More documentation
Functions in src/core.h deserve details for their valid range of year, month, day and Julian day.
Somewhere an explanation or reference of julian_day is deserved.
In particular, what is the year before 1 (1 AD)? Is it 0 or -1 (1 BC)?
Range
Julian day deserves to be wider than int as int may only be 16-bit. Consider long or int32_t, etc.
Precession
Julian day is fundamentally 0.5 off from a calendar date. Julian day 0.0 is noon of Monday, January 1, 4713 BC, proleptic Julian calendar.
Converting dates (year, month, day) to/from Julian day encounter "off-by 0.5" due to this.
An alternative is to use Modified JD which reckons from midnight and not noon.
Correctness
AVG_DAYS_PER_YEAR = 365.25 looks amiss as theit is wrong for years since 1582. AVG_DAYS_PER_YEAR = 365.2425 expected. Yet code has cryptic margin = (double)((int)(year / 100)); which might account for this.
In any case, AVG_DAYS_PER_YEAR better as AVG_DAYS_PER_JULIAN_YEAR.
Credit
I suspect OP lifted the formula from someone's prior work - if so, a reference to that algorithm is a must.
Unnamed constants
Constants like 1720994.5 deserve to be named like:
// Some appropriate name.
#define Days_From_4716_To_AD1Jan1Days_From_4716BC_To_AD1Jan1 1720994.5
Other naked constants include: 3, 2, 4, 0.75.
Name Space
Why is core defining array_from_date_range, julian_day? A more uniform naming is deserved.

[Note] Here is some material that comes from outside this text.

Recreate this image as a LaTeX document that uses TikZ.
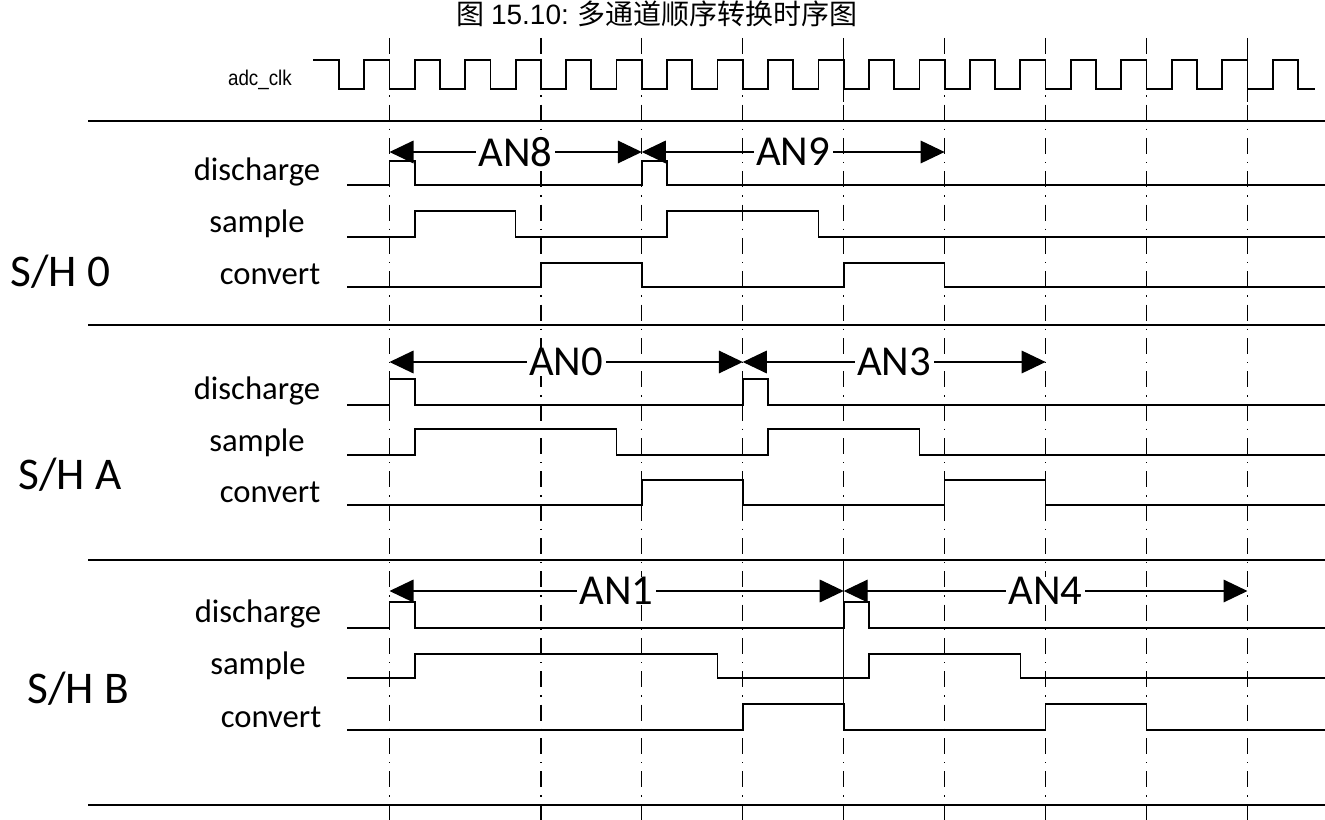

e.g. astro_core.h, astro_jd_array_from_date_range, astro_julian_day.
Why cast to int?
(double)((int)(year / 100)) is unnecessarily restrictive to the int range. Equivalent code is trunc(year / 100) and certainly less complex.
Edge cases
I have doubts that code is functionally correct near edge dates like Jan 1, 1 AD and March 1, 1 AD. A typical source of error is lifting the algorithm that needs mod and using truncate which is what casting to int does.
Perhaps supply the source of the algorithm?